** begin **
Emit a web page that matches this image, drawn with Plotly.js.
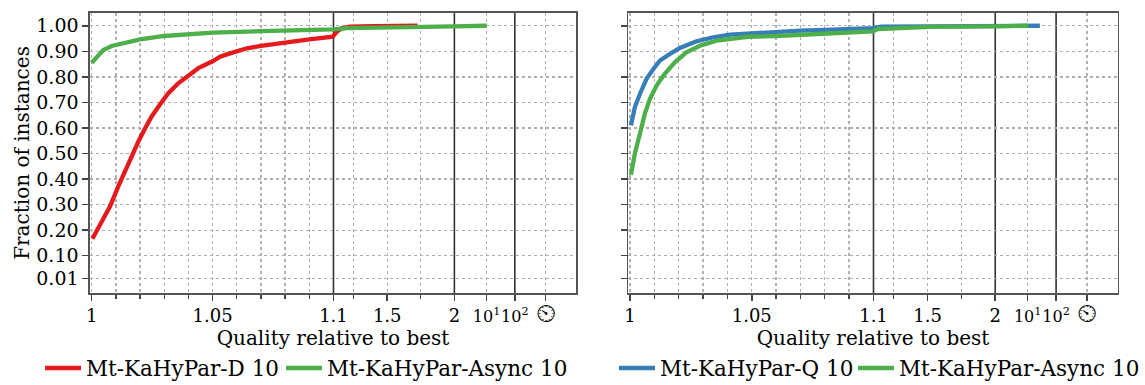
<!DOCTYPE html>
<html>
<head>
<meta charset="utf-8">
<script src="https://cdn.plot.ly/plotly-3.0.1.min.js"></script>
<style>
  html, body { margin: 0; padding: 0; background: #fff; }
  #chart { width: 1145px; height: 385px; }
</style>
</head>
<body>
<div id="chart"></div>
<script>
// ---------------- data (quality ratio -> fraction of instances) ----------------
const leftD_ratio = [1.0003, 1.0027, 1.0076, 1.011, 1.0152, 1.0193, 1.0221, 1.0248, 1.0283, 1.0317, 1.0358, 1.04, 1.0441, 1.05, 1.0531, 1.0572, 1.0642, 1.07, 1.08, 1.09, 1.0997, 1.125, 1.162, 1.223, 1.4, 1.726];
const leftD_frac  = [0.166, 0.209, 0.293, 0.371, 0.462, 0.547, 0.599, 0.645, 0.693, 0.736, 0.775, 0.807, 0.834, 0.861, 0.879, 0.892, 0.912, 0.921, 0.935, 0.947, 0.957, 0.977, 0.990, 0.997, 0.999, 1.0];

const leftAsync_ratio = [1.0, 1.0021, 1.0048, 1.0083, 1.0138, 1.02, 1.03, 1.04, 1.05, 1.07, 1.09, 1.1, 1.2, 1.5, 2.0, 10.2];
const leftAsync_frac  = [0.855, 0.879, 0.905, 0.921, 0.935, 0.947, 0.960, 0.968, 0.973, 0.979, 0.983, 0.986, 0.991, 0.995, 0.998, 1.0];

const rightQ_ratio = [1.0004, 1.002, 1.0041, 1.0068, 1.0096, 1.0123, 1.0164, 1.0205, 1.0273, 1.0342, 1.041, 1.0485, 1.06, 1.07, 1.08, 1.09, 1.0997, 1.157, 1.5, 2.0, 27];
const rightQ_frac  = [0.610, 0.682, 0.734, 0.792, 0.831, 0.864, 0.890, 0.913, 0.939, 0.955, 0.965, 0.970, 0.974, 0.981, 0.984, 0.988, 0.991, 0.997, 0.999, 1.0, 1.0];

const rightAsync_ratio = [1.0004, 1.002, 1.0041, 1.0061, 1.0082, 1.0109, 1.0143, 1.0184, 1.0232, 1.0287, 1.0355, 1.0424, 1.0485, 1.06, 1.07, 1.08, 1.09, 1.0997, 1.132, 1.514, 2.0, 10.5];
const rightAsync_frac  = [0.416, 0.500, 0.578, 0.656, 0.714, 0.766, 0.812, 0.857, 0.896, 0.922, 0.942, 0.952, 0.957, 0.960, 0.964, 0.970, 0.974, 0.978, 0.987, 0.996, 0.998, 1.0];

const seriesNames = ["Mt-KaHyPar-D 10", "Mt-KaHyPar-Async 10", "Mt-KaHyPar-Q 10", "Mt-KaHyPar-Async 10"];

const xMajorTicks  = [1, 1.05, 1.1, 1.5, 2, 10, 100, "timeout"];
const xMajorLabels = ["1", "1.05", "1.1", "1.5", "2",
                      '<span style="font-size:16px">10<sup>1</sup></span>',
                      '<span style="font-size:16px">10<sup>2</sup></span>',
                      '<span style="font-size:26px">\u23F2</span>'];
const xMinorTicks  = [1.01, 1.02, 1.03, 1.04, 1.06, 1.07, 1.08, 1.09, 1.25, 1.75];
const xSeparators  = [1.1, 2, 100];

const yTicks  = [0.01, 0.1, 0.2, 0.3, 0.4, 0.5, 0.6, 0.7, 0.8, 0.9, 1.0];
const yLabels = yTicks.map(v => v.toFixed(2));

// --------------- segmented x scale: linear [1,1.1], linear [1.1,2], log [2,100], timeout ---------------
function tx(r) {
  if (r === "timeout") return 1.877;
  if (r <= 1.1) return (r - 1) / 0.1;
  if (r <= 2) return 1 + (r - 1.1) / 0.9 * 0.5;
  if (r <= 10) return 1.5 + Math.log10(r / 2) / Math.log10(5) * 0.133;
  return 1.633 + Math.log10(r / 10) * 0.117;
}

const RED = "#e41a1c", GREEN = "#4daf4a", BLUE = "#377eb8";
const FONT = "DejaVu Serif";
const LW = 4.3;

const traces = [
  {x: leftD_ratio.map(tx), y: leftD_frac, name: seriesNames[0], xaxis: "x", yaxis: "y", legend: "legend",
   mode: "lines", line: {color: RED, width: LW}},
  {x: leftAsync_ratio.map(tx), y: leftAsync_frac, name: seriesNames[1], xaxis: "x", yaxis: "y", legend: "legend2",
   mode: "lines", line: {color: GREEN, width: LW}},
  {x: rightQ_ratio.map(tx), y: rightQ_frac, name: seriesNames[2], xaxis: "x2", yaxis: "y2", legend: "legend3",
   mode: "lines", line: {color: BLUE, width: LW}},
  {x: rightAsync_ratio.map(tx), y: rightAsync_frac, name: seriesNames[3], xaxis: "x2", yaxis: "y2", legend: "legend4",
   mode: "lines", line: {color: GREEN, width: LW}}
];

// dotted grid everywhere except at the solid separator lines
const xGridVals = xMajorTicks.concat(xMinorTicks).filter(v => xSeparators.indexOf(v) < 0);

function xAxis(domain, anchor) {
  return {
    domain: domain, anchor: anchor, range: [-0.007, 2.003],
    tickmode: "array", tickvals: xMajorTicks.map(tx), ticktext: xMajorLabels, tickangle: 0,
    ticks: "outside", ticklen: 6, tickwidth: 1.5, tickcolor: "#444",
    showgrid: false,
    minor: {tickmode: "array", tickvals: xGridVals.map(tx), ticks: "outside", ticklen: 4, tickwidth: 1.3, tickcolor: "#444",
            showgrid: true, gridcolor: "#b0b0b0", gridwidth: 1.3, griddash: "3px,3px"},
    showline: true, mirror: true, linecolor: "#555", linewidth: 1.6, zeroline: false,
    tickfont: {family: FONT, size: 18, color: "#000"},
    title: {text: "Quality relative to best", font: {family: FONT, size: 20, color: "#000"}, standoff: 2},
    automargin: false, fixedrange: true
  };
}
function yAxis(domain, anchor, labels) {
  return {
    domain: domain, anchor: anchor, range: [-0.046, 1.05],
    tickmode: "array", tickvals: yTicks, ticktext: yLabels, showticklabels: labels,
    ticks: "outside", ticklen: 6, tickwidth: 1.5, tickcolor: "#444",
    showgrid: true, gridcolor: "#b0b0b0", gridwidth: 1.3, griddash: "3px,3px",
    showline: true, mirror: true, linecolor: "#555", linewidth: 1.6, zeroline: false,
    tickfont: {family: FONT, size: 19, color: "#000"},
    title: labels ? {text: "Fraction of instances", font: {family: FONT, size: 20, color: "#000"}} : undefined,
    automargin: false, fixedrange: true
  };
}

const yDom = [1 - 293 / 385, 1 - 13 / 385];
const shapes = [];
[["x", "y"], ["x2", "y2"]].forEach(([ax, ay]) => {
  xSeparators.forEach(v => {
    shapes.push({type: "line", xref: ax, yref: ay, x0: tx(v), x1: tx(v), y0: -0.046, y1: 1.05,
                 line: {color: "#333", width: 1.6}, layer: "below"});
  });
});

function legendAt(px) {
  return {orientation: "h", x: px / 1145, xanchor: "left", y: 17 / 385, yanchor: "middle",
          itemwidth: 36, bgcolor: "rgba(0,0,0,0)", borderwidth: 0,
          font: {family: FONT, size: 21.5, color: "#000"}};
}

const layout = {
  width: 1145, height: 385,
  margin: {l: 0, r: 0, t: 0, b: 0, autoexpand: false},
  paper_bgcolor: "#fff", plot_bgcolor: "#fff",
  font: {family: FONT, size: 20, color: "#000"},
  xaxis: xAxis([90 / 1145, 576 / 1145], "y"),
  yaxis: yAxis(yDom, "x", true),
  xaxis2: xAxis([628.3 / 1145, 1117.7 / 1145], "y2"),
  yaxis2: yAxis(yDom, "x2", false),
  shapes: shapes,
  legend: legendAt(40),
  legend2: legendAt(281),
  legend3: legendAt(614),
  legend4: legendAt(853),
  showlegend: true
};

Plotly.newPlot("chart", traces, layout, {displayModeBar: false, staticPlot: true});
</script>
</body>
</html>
** end **
- _EXERCISE BRIEF_
Copy exactly the lines running from the beginning of the listing through the line that has "0.995, 0.998, 1.0];". Drop the pictures.

- _EXERCISE RESULT_
Emit a web page that matches this image, drawn with Plotly.js.
<!DOCTYPE html>
<html>
<head>
<meta charset="utf-8">
<script src="https://cdn.plot.ly/plotly-3.0.1.min.js"></script>
<style>
  html, body { margin: 0; padding: 0; background: #fff; }
  #chart { width: 1145px; height: 385px; }
</style>
</head>
<body>
<div id="chart"></div>
<script>
// ---------------- data (quality ratio -> fraction of instances) ----------------
const leftD_ratio = [1.0003, 1.0027, 1.0076, 1.011, 1.0152, 1.0193, 1.0221, 1.0248, 1.0283, 1.0317, 1.0358, 1.04, 1.0441, 1.05, 1.0531, 1.0572, 1.0642, 1.07, 1.08, 1.09, 1.0997, 1.125, 1.162, 1.223, 1.4, 1.726];
const leftD_frac  = [0.166, 0.209, 0.293, 0.371, 0.462, 0.547, 0.599, 0.645, 0.693, 0.736, 0.775, 0.807, 0.834, 0.861, 0.879, 0.892, 0.912, 0.921, 0.935, 0.947, 0.957, 0.977, 0.990, 0.997, 0.999, 1.0];

const leftAsync_ratio = [1.0, 1.0021, 1.0048, 1.0083, 1.0138, 1.02, 1.03, 1.04, 1.05, 1.07, 1.09, 1.1, 1.2, 1.5, 2.0, 10.2];
const leftAsync_frac  = [0.855, 0.879, 0.905, 0.921, 0.935, 0.947, 0.960, 0.968, 0.973, 0.979, 0.983, 0.986, 0.991, 0.995, 0.998, 1.0];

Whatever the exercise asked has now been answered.